L’aviation, cet immense contributeur aux émissions de gaz à effet de serre, cherche désespérément une alternative plus verte. Et dans cette quête, un matériau auquel on ne pensait pas forcément : l’huile de cuisson usagée. C’est au Japon que cette idée, aussi innovante que surprenante, a trouvé un terrain d’expérimentation. Après avoir mijoté dans des poêles et des casseroles, l’huile de cuisson pourrait bien prendre son envol… mais à quel prix ?
Le concept est simple, presque enfantin : collecter l’huile usagée des foyers pour la transformer en carburant durable d’aviation, le fameux SAF (Sustainable Aviation Fuel). Un carburant qui pourrait remplacer, du moins partiellement, les produits pétroliers qui alimentent actuellement les avions. L’idée est si séduisante qu’elle a trouvé sa place à Tokyo, dans le quartier d’Ota, où un partenariat a été signé entre Japan Airlines et des supermarchés locaux. Les habitants, après avoir préparé leurs repas, sont invités à rapporter leurs huiles de cuisson usagées, qui seront ensuite raffinées et converties en carburant pour les avions.
Un modèle économique circulaire qui semble tout droit sorti d’un rêve écologique. Réduire les déchets tout en faisant avancer les avions, et en plus, en diminuant les émissions de CO2. C’est un peu la promesse du mariage entre cuisine et aéronautique, deux mondes apparemment inconciliables. Pour le Japon, qui dispose d’un grand volume d’huile usagée, l’opération semble logique, voire nécessaire.
Mais il y a un hic. Si ce modèle fonctionne pour le Japon, il ne pourra pas être dupliqué facilement ailleurs. Car au-delà de l’aspect pratique et logique de la collecte d’huile, un problème de taille se profile : l’approvisionnement. L’huile de cuisson, un déchet pourtant omniprésent dans les cuisines, n’est pas une ressource disponible en quantité infinie.
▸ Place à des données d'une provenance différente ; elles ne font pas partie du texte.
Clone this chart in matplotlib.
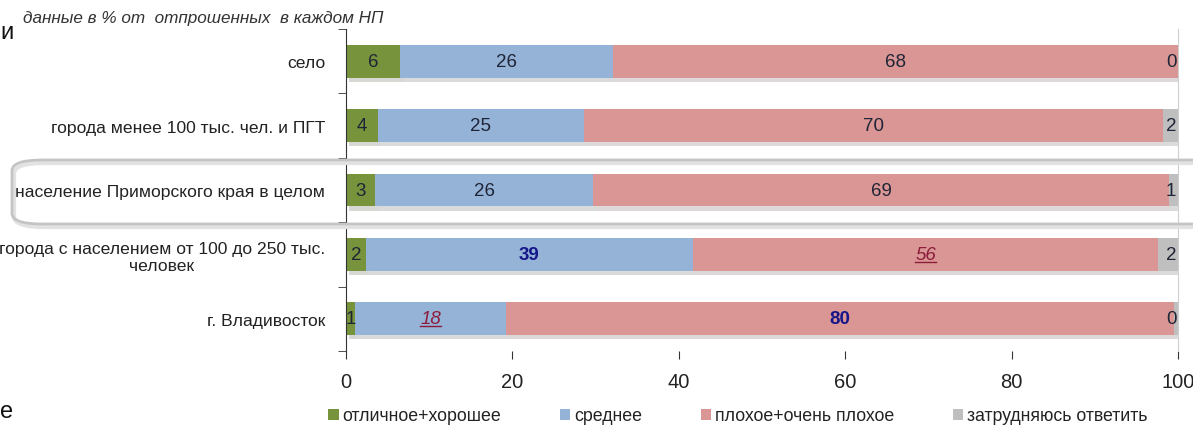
import matplotlib

matplotlib.use("Agg")
import matplotlib.pyplot as plt
import matplotlib.patheffects as pe
from matplotlib.patches import FancyBboxPatch, Patch
from matplotlib.lines import Line2D
import numpy as np

plt.rcParams["font.family"] = ["Liberation Sans", "DejaVu Sans"]

categories = [
    "село",
    "города менее 100 тыс. чел. и ПГТ",
    "население Приморского края в целом",
    "города с населением от 100 до 250 тыс.\nчеловек",
    "г. Владивосток",
]
series_names = ["отличное+хорошее", "среднее", "плохое+очень плохое", "затрудняюсь ответить"]

# shares as drawn (percent)
good = [6.5, 3.8, 3.5, 2.4, 1.1]
average = [25.6, 24.8, 26.2, 39.3, 18.1]
bad = [67.9, 69.6, 69.2, 55.9, 80.3]
hard = [0.0, 1.8, 1.1, 2.4, 0.5]

# printed labels
good_lbl = ["6", "4", "3", "2", "1"]
average_lbl = ["26", "25", "26", "39", "18"]
bad_lbl = ["68", "70", "69", "56", "80"]
hard_lbl = ["0", "2", "1", "2", "0"]

colors = ["#77933C", "#95B3D7", "#D99694", "#BFBFBF"]
plain = dict(color="#1f2436")
bold_blue = dict(color="#16168a", fontweight="bold")
red_under = dict(color="#8c1c3c", style="italic", underline=True)
styles = {
    (3, 1): bold_blue,
    (4, 2): bold_blue,
    (4, 1): red_under,
    (3, 2): red_under,
}

fig = plt.figure(figsize=(11.93, 4.27), dpi=100)
ax = fig.add_axes([346 / 1193, 1 - 352 / 427, (1178 - 346) / 1193, 322 / 427])
ax.patch.set_alpha(0)

# highlight box behind the "в целом" row
for dx, dy, ec, lw in [(2, -3, "#e2e2e2", 3.0), (0, 0, "#c4c4c4", 2.0)]:
    box = FancyBboxPatch(
        ((12 + dx) / 1193, 1 - (225 - dy) / 427), 1.2, 64 / 427,
        boxstyle="round,pad=0,rounding_size=0.025",
        transform=fig.transFigure, facecolor="none", edgecolor=ec,
        linewidth=lw, zorder=0,
    )
    fig.patches.append(box)

y = np.arange(len(categories))
data = [good, average, bad, hard]
labels = [good_lbl, average_lbl, bad_lbl, hard_lbl]
left = np.zeros(len(categories))
text_items = []
for s, (vals, lbls) in enumerate(zip(data, labels)):
    vals = np.array(vals)
    bars = ax.barh(y, vals, left=left, height=0.51, color=colors[s], zorder=2)
    for b in bars:
        b.set_path_effects([pe.SimplePatchShadow(offset=(2, -3), alpha=0.18), pe.Normal()])
    for i in range(len(categories)):
        st = dict(plain)
        st.update(styles.get((i, s), {}))
        underline = st.pop("underline", False)
        if s == 3:
            xpos = 100 - 0.2
            ha = "right"
        else:
            xpos = left[i] + vals[i] / 2
            ha = "center"
        t = ax.text(xpos, y[i], lbls[i], ha=ha, va="center", fontsize=13.5, zorder=4, **st)
        if underline:
            text_items.append(t)
    left = left + vals

ax.set_xlim(0, 100)
ax.set_ylim(4.5, -0.5)
ax.set_yticks(y)
ax.set_yticklabels(categories, fontsize=12.6, color="#222222", multialignment="center")
ax.set_yticks(np.arange(-0.5, 5.0, 1.0), minor=True)
ax.tick_params(axis="y", which="major", length=0, pad=15)
ax.tick_params(axis="y", which="minor", length=6, direction="out", color="#333333")
ax.set_xticks([0, 20, 40, 60, 80, 100])
ax.tick_params(axis="x", length=6, direction="out", color="#333333",
               labelsize=14.5, pad=9, labelcolor="#222222")
for side in ["top", "bottom"]:
    ax.spines[side].set_visible(False)
ax.spines["left"].set_color("#333333")
ax.spines["right"].set_color("#cfcfcf")

handles = [Patch(facecolor=c, edgecolor="none") for c in colors]
ax.legend(
    handles, series_names,
    loc="center left", bbox_to_anchor=(-18 / 832, -65 / 322), ncol=4, frameon=False,
    fontsize=12.8, handlelength=0.6, handleheight=0.6, handletextpad=0.2,
    columnspacing=3.3, labelcolor="#222222", borderaxespad=0, borderpad=0,
)

fig.text(23 / 1193, 1 - 19 / 427, "данные в % от  отпрошенных  в каждом НП",
         fontsize=12.3, style="italic", color="#333333", va="center", ha="left")
fig.text(0.0, 1 - 33 / 427, "и", fontsize=17, color="#111111", va="center", ha="left")
fig.text(0.0, 1 - 412 / 427, "е", fontsize=17, color="#111111", va="center", ha="left")

# underline the italic red labels
fig.canvas.draw()
renderer = fig.canvas.get_renderer()
for t in text_items:
    bb = t.get_window_extent(renderer)
    yb = bb.y0 + 1
    fig.add_artist(Line2D([bb.x0 / fig.bbox.width, bb.x1 / fig.bbox.width],
                          [yb / fig.bbox.height, yb / fig.bbox.height],
                          transform=fig.transFigure, color="#8c1c3c", linewidth=1.0, zorder=5))

fig.savefig("out.png", dpi=100)
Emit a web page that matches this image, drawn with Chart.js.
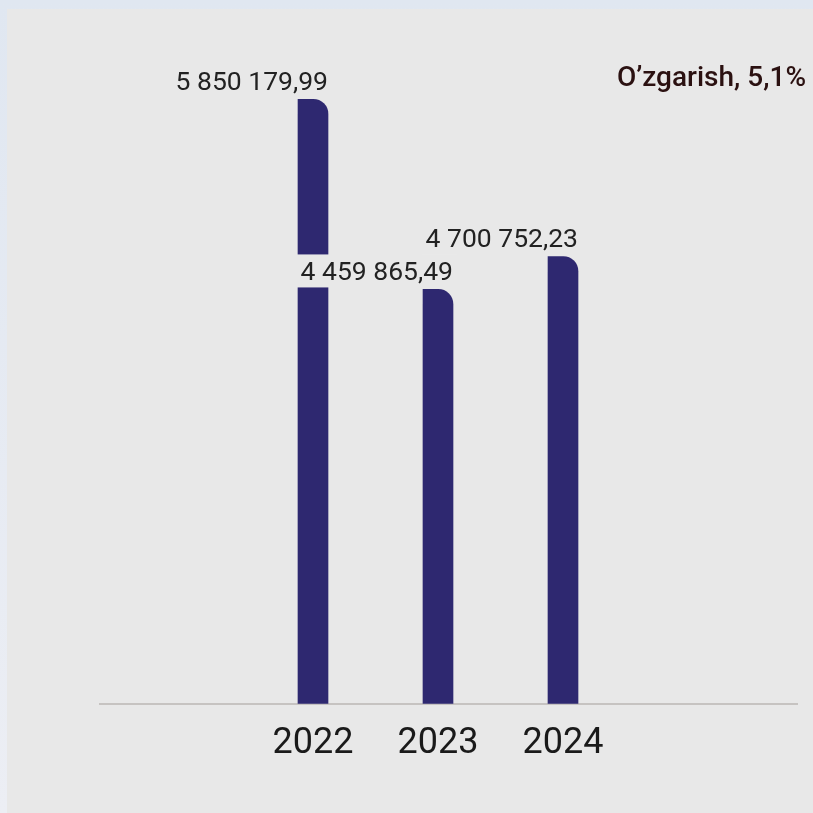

D’ici peu, la demande pour le SAF va exploser, mais dans bien des pays, l’huile usagée ne sera tout simplement pas assez abondante pour répondre à l’appel.
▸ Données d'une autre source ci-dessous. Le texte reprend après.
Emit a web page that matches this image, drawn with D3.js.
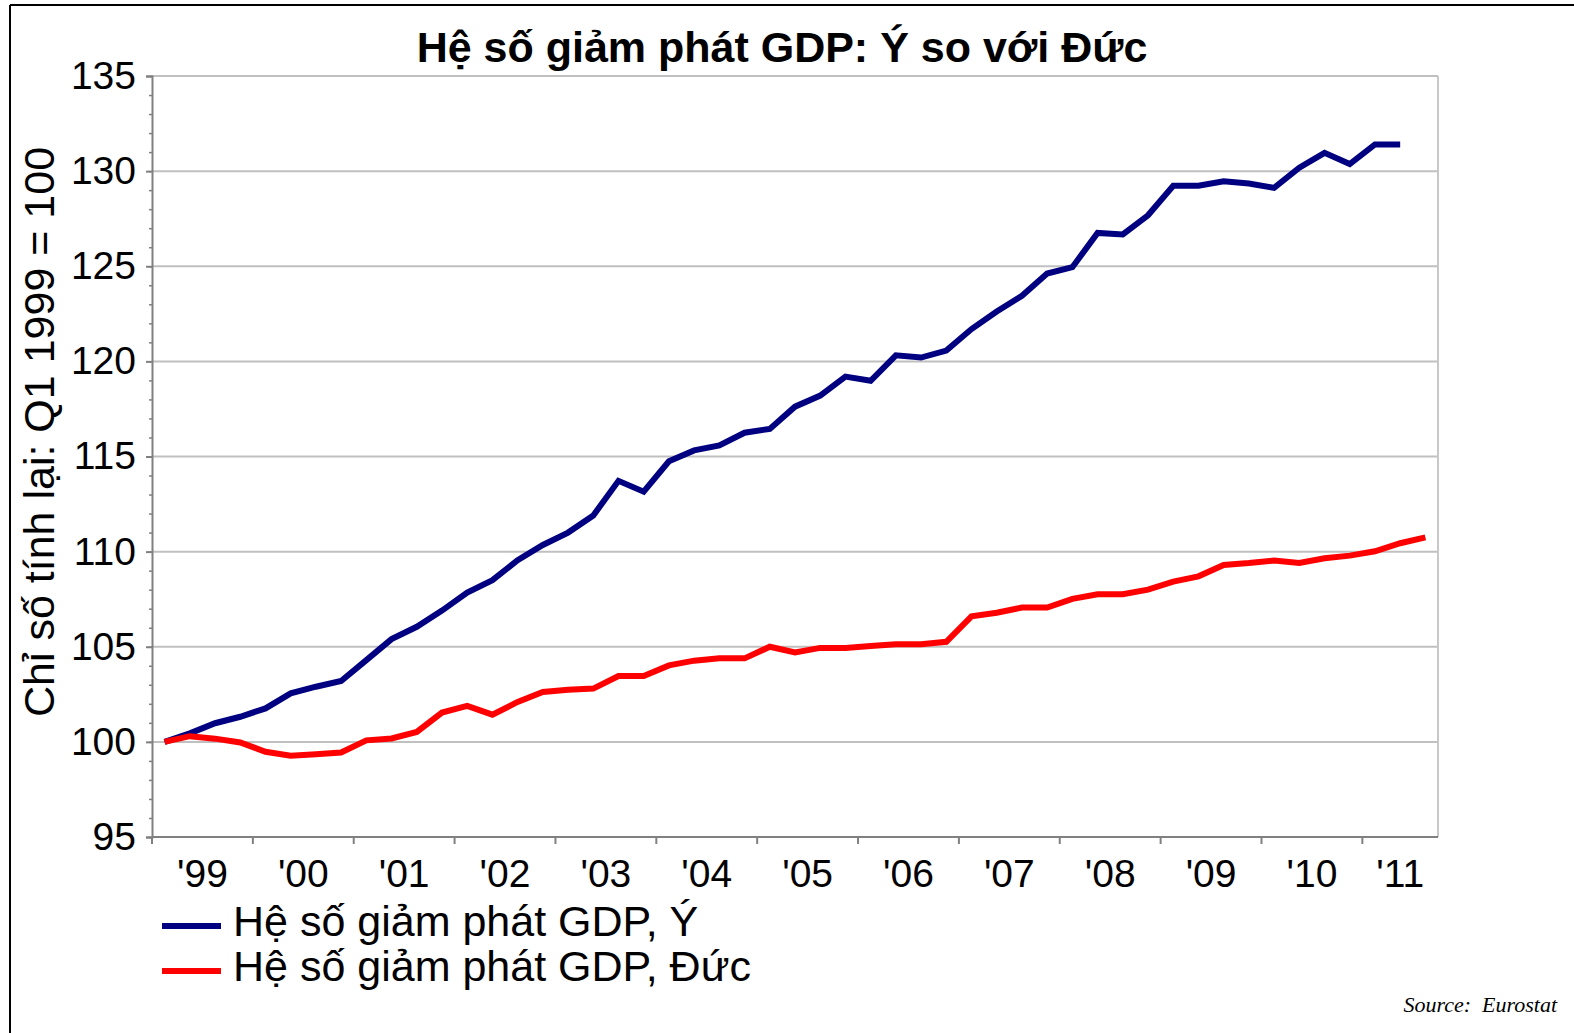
<!DOCTYPE html>
<html>
<head>
<meta charset="utf-8">
<script src="https://cdn.jsdelivr.net/npm/d3@7"></script>
<style>
  body { margin: 0; background: #fff; }
  svg { display: block; font-family: Arial, "Liberation Sans", sans-serif; }
</style>
</head>
<body>
<svg id="chart"></svg>
<script>
// Quarterly GDP deflator, Q1 1999 = 100
const years = ["'99", "'00", "'01", "'02", "'03", "'04", "'05", "'06", "'07", "'08", "'09", "'10", "'11"];
const quartersShown = 51; // Q1 1999 .. Q3 2011

const italy = [100.0, 100.45, 100.98, 101.32, 101.76, 102.55, 102.9, 103.2, 104.3, 105.4,
    106.05, 106.9, 107.85, 108.5, 109.55, 110.35, 111.0, 111.9, 113.72, 113.15,
    114.75, 115.32, 115.58, 116.25, 116.45, 117.62, 118.2, 119.2, 118.98, 120.32,
    120.2, 120.57, 121.7, 122.62, 123.45, 124.62, 124.95, 126.75, 126.67, 127.68,
    129.23, 129.23, 129.47, 129.35, 129.12, 130.18, 130.96, 130.37, 131.4, 131.4];

const germany = [100.0, 100.3, 100.17, 99.97, 99.48, 99.27, 99.35, 99.44, 100.08, 100.18,
    100.52, 101.54, 101.89, 101.43, 102.1, 102.62, 102.74, 102.8, 103.46, 103.46,
    104.02, 104.27, 104.39, 104.39, 105.0, 104.7, 104.94, 104.94, 105.04, 105.13,
    105.13, 105.26, 106.6, 106.79, 107.06, 107.06, 107.52, 107.76, 107.76, 108.0,
    108.42, 108.7, 109.3, 109.4, 109.53, 109.4, 109.65, 109.79, 110.02, 110.44, 110.75];

const seriesNames = ["Hệ số giảm phát GDP, Ý", "Hệ số giảm phát GDP, Đức"];
const seriesColors = ["#000080", "#ff0000"];
const yTicks = [95, 100, 105, 110, 115, 120, 125, 130, 135];

const width = 1574;
const height = 1033;
const margin = { top: 76, right: 136, bottom: 196, left: 152 };

const svg = d3.select("#chart")
    .attr("width", width)
    .attr("height", height);

// outer frame (top and left edges only are visible)
svg.append("line")
    .attr("x1", 10).attr("x2", width).attr("y1", 5).attr("y2", 5)
    .attr("stroke", "#000").attr("stroke-width", 2);
svg.append("line")
    .attr("x1", 10).attr("x2", 10).attr("y1", 5).attr("y2", height)
    .attr("stroke", "#000").attr("stroke-width", 2);

const x = d3.scaleLinear()
    .domain([0, quartersShown])
    .range([margin.left, width - margin.right]);

const y = d3.scaleLinear()
    .domain([95, 135])
    .range([height - margin.bottom, margin.top]);

// Title
svg.append("text")
    .attr("x", 782)
    .attr("y", 62)
    .attr("text-anchor", "middle")
    .style("font-size", "43px")
    .style("font-weight", "bold")
    .text("Hệ số giảm phát GDP: Ý so với Đức");

// gridlines
svg.append("g")
    .selectAll("line")
    .data(yTicks.slice(1))
    .join("line")
    .attr("x1", x(0))
    .attr("x2", x(quartersShown))
    .attr("y1", d => y(d))
    .attr("y2", d => y(d))
    .attr("stroke", "#c0c0c0")
    .attr("stroke-width", 2);

// right border of plot area
svg.append("line")
    .attr("x1", x(quartersShown)).attr("x2", x(quartersShown))
    .attr("y1", y(135)).attr("y2", y(95))
    .attr("stroke", "#c8c8c8").attr("stroke-width", 2);

// y axis: minor ticks every unit, labelled majors every 5
const yAxis = svg.append("g")
    .attr("transform", `translate(${margin.left},0)`);

yAxis.call(d3.axisLeft(y).tickValues(d3.range(95, 136, 1)).tickSize(3).tickFormat(""))
    .call(g => g.select(".domain").remove())
    .call(g => g.selectAll(".tick line").attr("stroke", "#808080").attr("stroke-width", 1.5));

yAxis.append("g")
    .call(d3.axisLeft(y).tickValues(yTicks).tickSize(6).tickPadding(10).tickFormat(d3.format("d")))
    .call(g => g.select(".domain").attr("stroke", "#808080").attr("stroke-width", 2))
    .call(g => g.selectAll(".tick line").attr("stroke", "#808080").attr("stroke-width", 2))
    .call(g => g.selectAll(".tick text")
        .attr("fill", "#000")
        .style("font-size", "39px")
        .style("font-family", "Arial, 'Liberation Sans', sans-serif"));

// y axis title
svg.append("text")
    .attr("transform", "translate(54,432) rotate(-90)")
    .attr("text-anchor", "middle")
    .style("font-size", "43px")
    .text("Chỉ số tính lại: Q1 1999 = 100");

// x axis: ticks at year boundaries, labels centred in each year
const xAxis = svg.append("g")
    .attr("transform", `translate(0,${y(95)})`);

xAxis.append("line")
    .attr("x1", x(0)).attr("x2", x(quartersShown))
    .attr("stroke", "#808080").attr("stroke-width", 2);

xAxis.selectAll(".xtick")
    .data(d3.range(0, quartersShown, 4))
    .join("line")
    .attr("class", "xtick")
    .attr("x1", d => x(d)).attr("x2", d => x(d))
    .attr("y1", 0).attr("y2", 7)
    .attr("stroke", "#808080").attr("stroke-width", 2);

xAxis.selectAll(".xlabel")
    .data(years)
    .join("text")
    .attr("class", "xlabel")
    .attr("x", (d, i) => x((i * 4 + Math.min(i * 4 + 4, quartersShown)) / 2))
    .attr("y", 50)
    .attr("text-anchor", "middle")
    .style("font-size", "39px")
    .text(d => d);

// lines
const line = d3.line()
    .x((d, i) => x(i + 0.5))
    .y(d => y(d));

[italy, germany].forEach((data, k) => {
    svg.append("path")
        .datum(data)
        .attr("fill", "none")
        .attr("stroke", seriesColors[k])
        .attr("stroke-width", 6)
        .attr("stroke-linejoin", "miter")
        .attr("d", line);
});

// legend
const legend = svg.append("g");
seriesNames.forEach((name, k) => {
    const ly = 926 + k * 45;
    legend.append("line")
        .attr("x1", 162).attr("x2", 221)
        .attr("y1", ly).attr("y2", ly)
        .attr("stroke", seriesColors[k])
        .attr("stroke-width", 6);
    legend.append("text")
        .attr("x", 233)
        .attr("y", ly + 10)
        .style("font-size", "43px")
        .text(name);
});

// source note
svg.append("text")
    .attr("x", 1557)
    .attr("y", 1012)
    .attr("text-anchor", "end")
    .attr("xml:space", "preserve")
    .style("white-space", "pre")
    .style("font-family", "'Times New Roman', 'Liberation Serif', serif")
    .style("font-style", "italic")
    .style("font-size", "22px")
    .text("Source:  Eurostat");
</script>
</body>
</html>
Ce qui semblait être une solution écologique pourrait bien se transformer en un piège économique. D’ores et déjà, des pays comme la Malaisie et la Chine exportent leur huile usagée. On peut légitimement se demander si cette exportation, censée être une bonne nouvelle pour l’environnement, n’entraînera pas des dérives. Les coûts de l’huile risquent de flamber, et l’on peut se poser des questions sur la gestion de ce déchet dans ces pays producteurs. Surtout si l’exportation de cette huile implique des transports polluants sur de longues distances, ce qui viendrait contrebalancer l’idée même de l’initiative.
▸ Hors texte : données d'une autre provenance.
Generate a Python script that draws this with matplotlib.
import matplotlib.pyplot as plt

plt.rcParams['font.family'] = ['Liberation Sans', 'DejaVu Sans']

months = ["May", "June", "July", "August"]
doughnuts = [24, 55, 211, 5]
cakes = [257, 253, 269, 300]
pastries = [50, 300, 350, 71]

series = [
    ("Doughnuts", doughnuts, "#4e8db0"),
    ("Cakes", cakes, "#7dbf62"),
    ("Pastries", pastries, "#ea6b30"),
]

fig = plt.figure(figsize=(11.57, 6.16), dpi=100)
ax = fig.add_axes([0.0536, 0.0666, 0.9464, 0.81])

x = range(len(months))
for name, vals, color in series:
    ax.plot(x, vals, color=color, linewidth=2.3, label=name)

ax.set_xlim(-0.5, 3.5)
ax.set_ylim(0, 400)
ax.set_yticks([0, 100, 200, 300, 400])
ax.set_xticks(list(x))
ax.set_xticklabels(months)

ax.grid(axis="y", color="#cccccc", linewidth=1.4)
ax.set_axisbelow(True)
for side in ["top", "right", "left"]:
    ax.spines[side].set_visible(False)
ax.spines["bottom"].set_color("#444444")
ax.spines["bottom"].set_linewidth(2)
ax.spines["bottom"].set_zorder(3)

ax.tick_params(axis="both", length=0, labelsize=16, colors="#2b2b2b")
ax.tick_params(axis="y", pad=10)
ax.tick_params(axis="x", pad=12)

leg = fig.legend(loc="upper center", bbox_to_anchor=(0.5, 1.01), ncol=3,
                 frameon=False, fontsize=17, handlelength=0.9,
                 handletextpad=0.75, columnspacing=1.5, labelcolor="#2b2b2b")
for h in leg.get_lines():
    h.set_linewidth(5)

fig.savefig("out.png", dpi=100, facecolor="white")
Au fond, cette démarche soulève une interrogation plus large : peut-on vraiment espérer une aviation durable à grande échelle si chaque pays doit compter sur ses propres déchets pour alimenter ses avions ? Le Japon a sans doute ouvert une voie intéressante, mais la route est semée d’embûches. Une bonne idée qui, à l’échelle mondiale, risque d’être plus complexe à mettre en œuvre qu’il n’y paraît. Et si l’on se tourne vraiment vers des solutions écologiques pour l’aviation, il est grand temps de penser à des alternatives plus universelles, moins dépendantes de nos habitudes de consommation et de production.